Дальним родственником Остермана-Толстого (по линии мачехи – Надежды Львовны Толстой) был Дмитрий Иринархович Завалишин (1804–1892). Он воспитывался в Морском кадетском корпусе в 1816–1819 годах, где был оставлен после производства в мичманы преподавателем высшей математики и астрономии. В эти годы Дмитрий Завалишин нередко бывал на Английской набережной в доме своего покровителя. В 1822–1824 годах он участвовал в кругосветном плавании на фрегате «Крейсер» под командой М. П. Лазарева. В 1822 году написал из Лондона письмо Александру I с просьбой вызвать его к себе. По возвращении в Россию в мае 1824 года отозван из Охотска в Петербург (проехал через всю Сибирь), где представил царю свой проект «Ордена Восстановления» – организации масонского типа, преследующей цель «восстановить правду, порядок и законные власти через нравственное преобразование людей». Александр I нашел идею ордена «увлекательною, но неудобоисполнимою». В январе 1825 года лейтенант Завалишин поступил в 8-й флотский экипаж и находился «при береге». По рекомендации адмирала Н. С. Мордвинова принимал участие в делах Российско-Американской компании, где в начале 1825 года познакомился с К. Ф. Рылеевым. Вопрос о членстве Завалишина в Северном обществе до сих пор окончательно не решен, но известно, что он пропагандировал среди флотских офицеров отмену крепостного права и введение республиканского правления.

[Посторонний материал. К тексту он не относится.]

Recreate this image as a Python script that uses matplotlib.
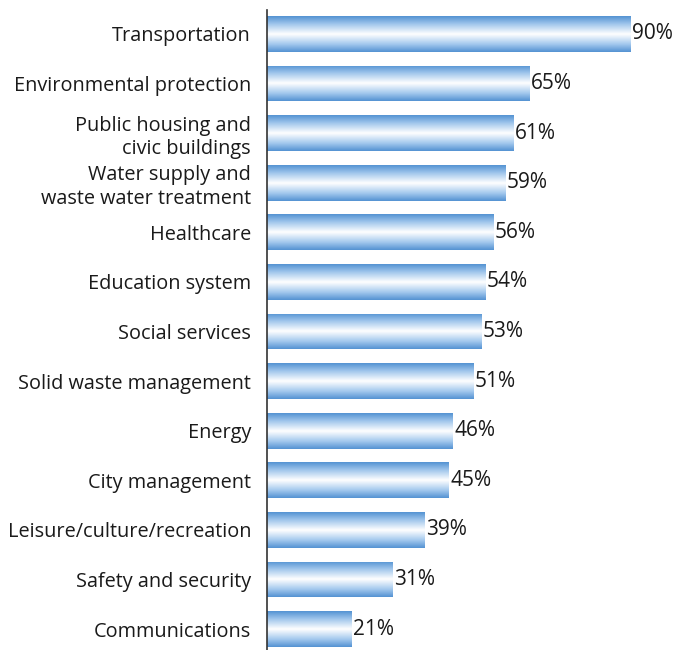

С ноября 1824 года Завалишин жил в доме графа А. И. Остермана-Толстого, о котором оставил воспоминания, впервые изданные в 1880 году. Там, в частности, говорится, что «по возвращении моем из похода вокруг света он (Остерман-Толстой. – А. М.) настоял, чтоб я перешел жить в его доме, и дал мне лучшее в нем помещение, а именно комнаты находившейся в отсутствии супруги своей и воспитывавшейся у нее графини Ольги Сен-При… Для следующего года, в который ожидали возвращения графини в Петербург, Остерман отвел мне, Валериану и Леониду Голицыным (племянники А. И. Остермана-Толстого, о которых речь пойдет ниже. – А. М.) целый флигель, в котором у нас гостиная и зала были общие, а кабинеты, спальни, прихожая и входы были у каждого особые; кроме того, до самого моего отъезда были в распоряжении моем стол и один из экипажей». Далее Завалишин пишет: «Остерман очень любил общество молодежи… Случалось, что он приглашал молодых литераторов читать у него ненапечатанные еще их произведения… Присутствием своим Остерман никогда не стеснял оживленных разговоров молодых людей и не воспрещал толковать о высших и политических делах. Одному высокому сановнику, любившему проводить время с актрисами, за кулисами в театре, Остерман на вопрос его, отчего это ныне прапорщики пустились заниматься государственными делами, очень резко отвечал: „Понятно отчего! От того, что государственные люди не занимаются государственными делами, а занимаются делами, приличными только прапорщикам“». Есть все основания полагать, что Завалишина в доме Остермана посещал Рылеев и другие деятели тайного общества. 14 декабря 1825 года Завалишин находился в отпуске в Симбирске. Здесь он был арестован, доставлен в Петербург, допрошен, но 18 января 1826 года освобожден. До нового ареста в марте того же года служил начальником модельной мастерской при Адмиралтейском музее. Во время следствия содержался в Петропавловской крепости, в июле 1826 года приговорен к бессрочным каторжным работам.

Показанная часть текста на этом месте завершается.